Maurizio Ricci, la Repubblica 20/10/2013, 20 ottobre 2013
NEI PORTAFOGLI DEGLI ISTITUTI ITALIANI UNA MONTAGNA DA 400 MILIARDI DI BTP
Rischia di essere un percorso minato quello che, nell’arco del prossimo anno, condurrà le 130 maggiori banche europee a doversi guadagnare un certificato di “buona e robusta costituzione fisica”, prima di essere ammesse al controllo e alla supervisione, non più delle autorità nazionali, ma direttamente della Banca centrale europea. Gli esami da superare sono, infatti, due. Prima, una verifica dei loro conti, della capacità di restituire i debiti, come di farsi rimborsare i prestiti. Poi, una simulazione di cosa avverrebbe nell’ipotesi di shock finanziari di vario tipo, valutandone l’impatto sulla solidità dei singoli bilanci e la capacità di superare lo shock senza conseguenze. Il ministro del Tesoro, Saccomanni, si è dichiarato convinto che le banche italiane «supereranno i test senza problemi». Ma, sui mercati, gli operatori sono più scettici. In un sondaggio condotto da Goldman Sachs, l’88% degli investitori istituzionali si è dichiarato convinto che le banche italiane abbiano bisogno di nuovi capitali. In un esercizio analogo, condotto da un’altra grande banca internazionale, Morgan Stanley, molti operatori hanno osservato che le banche italiane sono finora riuscite a farsi prestare soldi a tassi fin troppo convenienti, rispetto alla loro capacità di assorbire un aumento dei crediti incagliati. In generale, tuttavia, gli stessi operatori pensano che in tutto, in Europa, non saranno più di 5-10 le banche che non supereranno i test e tutte relativamente piccole.
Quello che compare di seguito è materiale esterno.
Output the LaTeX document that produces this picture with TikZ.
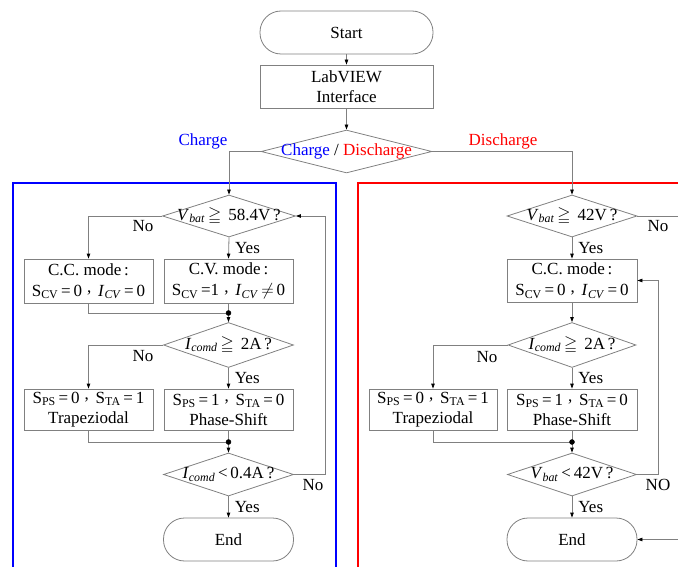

Molto, però, dipenderà dai parametri che verranno adottati nei test. La Bce li comunicherà nei prossimi giorni e, su di essi, lo scontro è aperto. In particolare, per quanto riguarda la qualità degli attivi di bilancio. Come accade spesso, ad aprire il fuoco di sbarramento è stato il presidente della Bundesbank, Jens Weidmann. A prima vista, sembra che il massimo banchiere di Germania si spari sui piedi. Le banche tedesche, infatti, non sono, in generale, un esempio di solidità, ma il governo di Berlino ha tasche abbastanza profonde da far fronte a possibili crac. Quello che spaventa la Bundesbank è che riescano a passare i test banche troppo fragili. Weidmann ha paura che, poi, bisognerà salvarle con soldi europei. Cioè, in parte, tedeschi.
Il presidente della Bundesbank alza, dunque, l’asticella dei test, prendendo di mira un capitolo particolarmente importante per l’Italia e per le banche italiane: i titoli di Stato. Le regole, oggi, prevedono che una banca non possa prestare ad un singolo soggetto più del 25 per cento del proprio attivo. Ma il limite non vale per i titoli pubblici: una banca italiana può comprare quanti Btp vuole. Allo stesso tempo, le banche non sono tenute ad ammassare riserve per far fronte a possibili default dei titoli pubblici, che vengono considerati “privi di rischio”. Si può considerare privo di rischio un titolo greco, reduce da un default, appena un anno fa, si chiede il presidente della Bundesbank? Evidentemente, no, risponde lo stesso Weidmann, come dimostrano gli spread e le quotazioni dei diversi titoli sui mercati. Le regole vanno dunque aggiornate, eliminando questa sorta di “viaggio a sbafo” delle banche.
Per quelle italiane sarebbe, oggi, un colpo durissimo. Il sistema bancario nazionale ha in pancia oltre 400 miliardi di euro di titoli di Stato italiani. Globalmente, è il 10 per cento dell’attivo, ma, per singole banche, è molto superiore. Adeguarsi alle indicazioni di Weidmann, liquidandone una parte e costituendo riserve a fronte del resto ingigantirebbe la carenza di capitale fresco già individuata dai mercati: i test diventerebbero un incubo.
Detto in altri termini: Weidmann ha ragione, questi ultimi anni hanno dimostrato che i titoli di Stato non sono senza rischio. Ma porre il problema oggi rischia di far scattare una crisi senza che, come sanno a Francoforte, esista ancora una rete di sicurezza europea contro i fallimenti bancari. Gli stress test rischiano di diventare l’ennesima prova del fuoco europea: possono affondare i progetti di unione bancaria o farla decollare a tempo record.